HELSINKI (Reuters) - Finland’s Fortum (FORTUM.HE) missed analyst expectations despite reporting a 59% jump in its comparable operating profit for the third quarter on Thursday, saying electricity price hedging and higher hydro and nuclear volumes had helped it achieve the rise.
The firm’s shares fell almost 2% after third-quarter operating profit came in at 153 million euros ($170 million) compared to forecasts for 164 million euros, based on the company’s consensus of analysts.
Sales stood at 1.06 billion euros, up 9.2% on the same period a year ago and roughly in line with analysts’ expectations of 1.04 billion euros.
Fortum, which has been trying to gain control of its German rival Uniper (UN01.DE) for two years, said it expected to close the deal by the end of the first quarter in 2020.
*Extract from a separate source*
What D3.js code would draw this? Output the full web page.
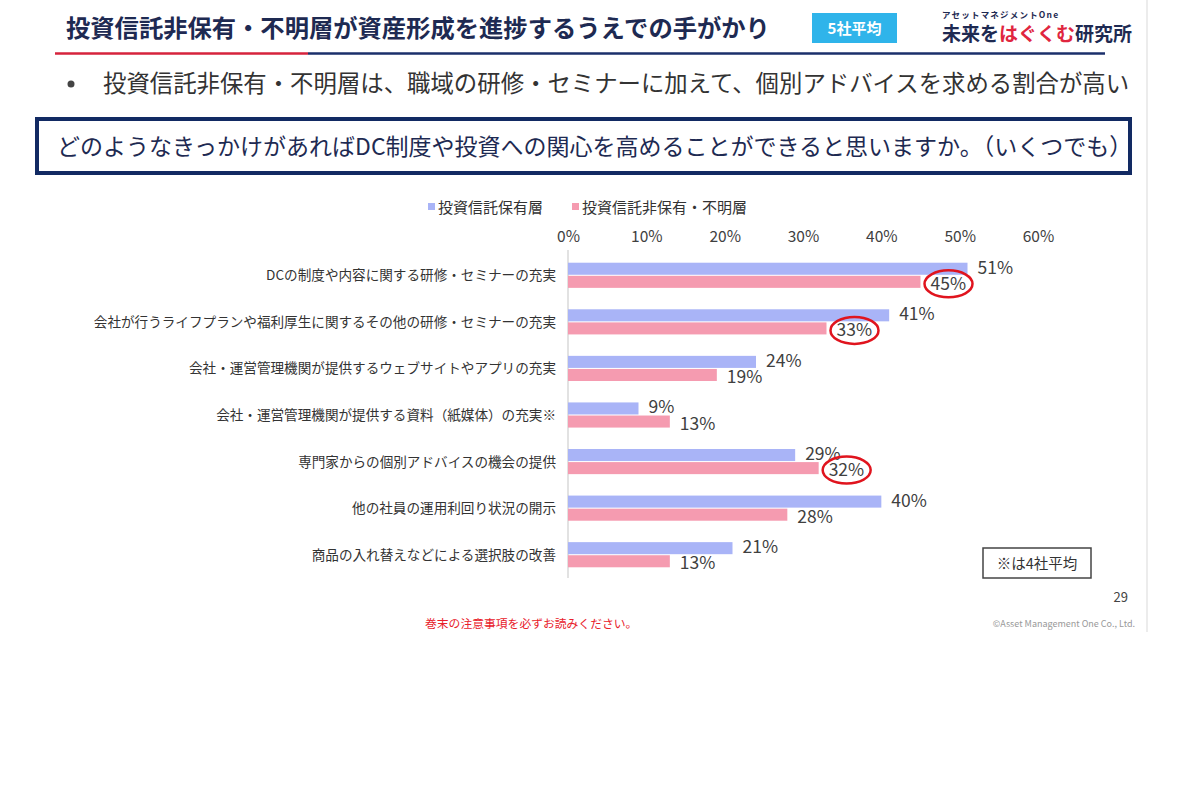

The deal is subject to approval in Russia, where regulators have said they are reconsidering a cap on Fortum’s ownership of Uniper at 49.99% due to a water license operated by the German firm’s local subsidiary Unipro (UPRO.MM).
Russia’s RDIF sovereign wealth fund said this week that it planned to invest hundreds of millions of U.S. dollars in joint renewable energy projects with Fortum in Russia.
Fortum’s Chief Executive Pekka Lundmark said Fortum had signed a non-binding letter of intent as “a general declaration of willingness to cooperate in investment projects” with RDIF.
“There is absolutely no connection between (the announcement) and the federal antimonopoly service process. These are two completely separate processes,” he told a conference call with analysts and journalists.
Lundmark also said Fortum would seek to chair Uniper’s supervisory board once the deal closed.
“I continue to be hopeful that once we get clarity restored to the shareholding situation and when it is pretty clear who the main shareholder is, we would then quickly be able to proceed on the strategic alignment,” he said.